Vanya On 42nd Street was well-reviewed when it came out in 1994, but it’s even better now, for a number of reasons. For one, in spite of the varying age and experience of the cast, each was at the peak of his or her respective powers: the young Brooke Smith and Julianne Moore, the middle-aged Larry Pine and Wallace Shawn, and the elderly George Gaynes, Lynn Cohen, and Phoebe Brand. All had careers bouncing between theater, film, and television, but after years of playing and re-playing Chekov’s story of a vain professor, his young wife, and the family whose lives they upend over the course of a few months in the country, they succeeded in erasing the line between actor and character. And there’s a lot that Vanya On 42nd Street captures that means more now than it did in ’94, such as the introductory shots of the sleazy, pre-Disneyfied Times Square—a neighborhood that was transformed in part when Disney bought and restored the New Amsterdam Theater, where this movie was shot.

Also inadvertently special? The look of Vanya On 42nd Street, which was shot on film instead of video, as it likely would be today. Modern digital cameras are capable of achieving the intimacy and luminescence that Malle and cinematographer Declan Quinn brought to Vanya, but the effort Malle and Quinn put in makes a difference. Just knowing how often the crew would’ve had to stop and reload the film makes the lived-in quality of these performances all the more remarkable. The movie feels like two hours of theater captured in real time, not something shot over the course of weeks.

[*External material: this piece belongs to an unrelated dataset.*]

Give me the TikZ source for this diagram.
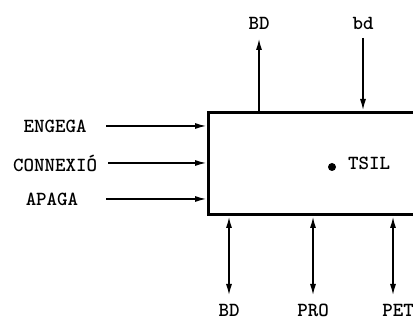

The unsung hero of this whole experience is David Mamet, who provided a very lean and natural-sounding Chekhov translation, honoring the elemental qualities of its plot and characters without trying to make it “relevant” or “modern” per se. The unfussiness of Mamet’s script—like the sparseness of the decor and costuming—allows the actors to work pure, weaving a spell with subtle gestures, postures, and inflections as much as with their words. That makes it all the more poignant when Pine as Dr. Astrov pores over his historical maps, or when Smith as the lovelorn Sonya tells Shawn’s Vanya that someday they’ll reflect on this wretched time of their lives with tenderness and nostalgia. Everything is so basic that the actors aren’t just speaking for the characters, but for themselves—and for the audiences still to come.

Key features: A new half-hour documentary that looks back, with appropriate wistfulness, on the whole process.